Teaching English is a popular option. Give it a go by offering private tutoring to locals if you’re staying in a place for a while. Or consider getting placement for a position with Transitions Abroad. For better salaries, check out government programs like the Jet Program in Japan.
Do some research at Dave’s ESL Café. If you’re really interested in this option, you should probably get a TEFL teaching certificate before you go.
Another possibility is remote work with a company (if you already have a job that can be done from any where) or as a freelancer. You might have to limit your destinations to those with reliable internet, but that’s a small price to pay for income on the road.
Become an au pair
Au pair is a fancy word for nanny. There are associations where you can get official certificates to look after children in host countries and get room, board and a weekly allowance in exchange.
Whatever your interests are, chances are there’s a volunteer opportunity out there for you. From working in orphanages to seasonal work on organic farms, there are lots of ways to help a wide variety of charitable organizations.

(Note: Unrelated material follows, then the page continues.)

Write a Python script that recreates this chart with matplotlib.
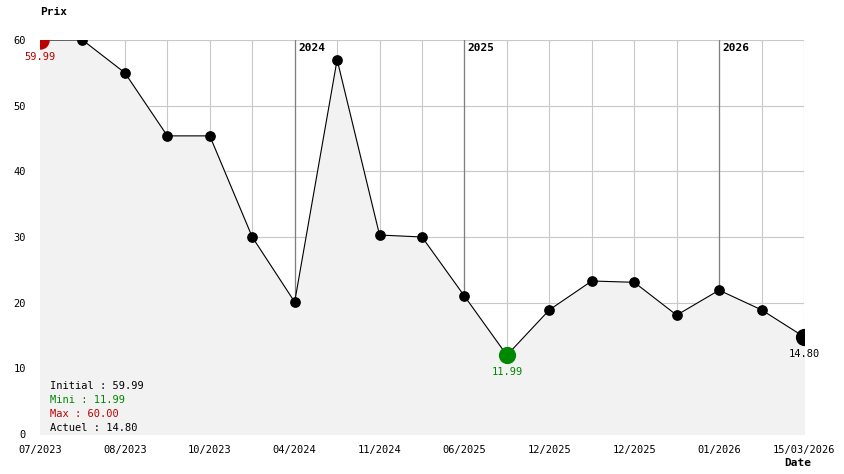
import matplotlib
matplotlib.use('Agg')
import matplotlib.pyplot as plt

prices = [59.99, 60.0, 55.0, 45.4, 45.4, 30.0, 20.1, 57.0, 30.3, 30.0, 21.0, 11.99,
          18.9, 23.3, 23.1, 18.1, 21.9, 18.9, 14.80]
tick_labels = {0: '07/2023', 2: '08/2023', 4: '10/2023', 6: '04/2024', 8: '11/2024',
               10: '06/2025', 12: '12/2025', 14: '12/2025', 16: '01/2026', 18: '15/03/2026'}
year_marks = {6: '2024', 10: '2025', 16: '2026'}

plt.rcParams['font.family'] = 'DejaVu Sans Mono'
W, H = 844, 474
fig = plt.figure(figsize=(W / 100, H / 100), dpi=100)
ax = fig.add_axes([40 / W, 1 - 434 / H, (804 - 40) / W, (434 - 40) / H])
x = list(range(len(prices)))

ax.set_xlim(0, len(prices) - 1)
ax.set_ylim(0, 60)
for s in ax.spines.values():
    s.set_visible(False)
for xi in x:
    ax.axvline(xi, color='#c8c8c8', lw=0.8, zorder=0)
for yv in range(10, 61, 10):
    ax.axhline(yv, color='#c8c8c8', lw=0.8, zorder=0)
for xi, yr in year_marks.items():
    ax.axvline(xi, color='#808080', lw=0.9, zorder=1)
    ax.text(xi + 0.08, 59.5, yr, fontsize=8, fontweight='bold', va='top', ha='left')

ax.fill_between(x, prices, 0, color='#f2f2f2', zorder=1)
ax.plot(x, prices, color='black', lw=0.8, zorder=2)
ax.scatter(x[1:-1], prices[1:-1], s=45, color='black', zorder=3)
imin = prices.index(min(prices))
ax.scatter([0], [prices[0]], s=150, color='#bb0000', zorder=4)
ax.scatter([imin], [prices[imin]], s=130, color='#008800', zorder=4)
ax.scatter([x[-1]], [prices[-1]], s=130, color='black', zorder=4)
ax.text(0, prices[0] - 1.8, f'{prices[0]:.2f}', color='#bb0000', fontsize=7.5, ha='center', va='top')
ax.text(imin, prices[imin] - 1.8, f'{prices[imin]:.2f}', color='#008800', fontsize=7.5, ha='center', va='top')
ax.text(x[-1], prices[-1] - 1.8, f'{prices[-1]:.2f}', color='black', fontsize=7.5, ha='center', va='top')

ax.set_yticks(range(0, 61, 10))
ax.set_xticks(list(tick_labels.keys()))
ax.set_xticklabels(list(tick_labels.values()))
ax.tick_params(length=0, labelsize=7.5, pad=8)
ax.tick_params(axis='y', pad=10)

stats = [('Initial : %.2f' % prices[0], 'black'), ('Mini : %.2f' % min(prices), '#008800'),
         ('Max : %.2f' % max(prices), '#bb0000'), ('Actuel : %.2f' % prices[-1], 'black')]
for i, (t, c) in enumerate(stats):
    fig.text(50 / W, 1 - (386 + i * 14) / H, t, color=c, fontsize=7.5, va='center')

fig.text(40 / W, 1 - 12 / H, 'Prix', fontsize=8, fontweight='bold', va='center')
fig.text(784 / W, 1 - 463 / H, 'Date', fontsize=8, fontweight='bold', va='center')
fig.savefig('out.png', dpi=100, facecolor='white')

What’s more impressive than a highly-sought after internship at home? An international one. Why not pay your dues in a foreign country and learn another language to boot?
- Global Experience
- Your school internship office
Want to learn something new on the road? The possibilities are endless:
- Cooking – Thailand, Mexico, Brazil
- Yoga – India
- Meditation – Laos, Nepal, Japan, Tibet, India
- Tango – Buenos Aires
- Flamenco Guitar – Spain
- Language – anywhere
- Scuba diving – Colombia, Costa Rica, Australia, Malaysia
- Rafting – Laos, Peru, China
Get out there already!
It’s always a good time to get out there and see the world, but after graduation is a particularly perfect moment to make some flexible travel plans and get to know yourself again far from home, outside your comfort zone in a foreign country. A post-college RTW trip gives you a chance to get to know the world before you make important choices about what you want out of life, and what you can do with your talents. You’ll come back with the kind of drive and knowledge that can only be acquired with real-world experience–the one thing employers are always complaining new graduates lack.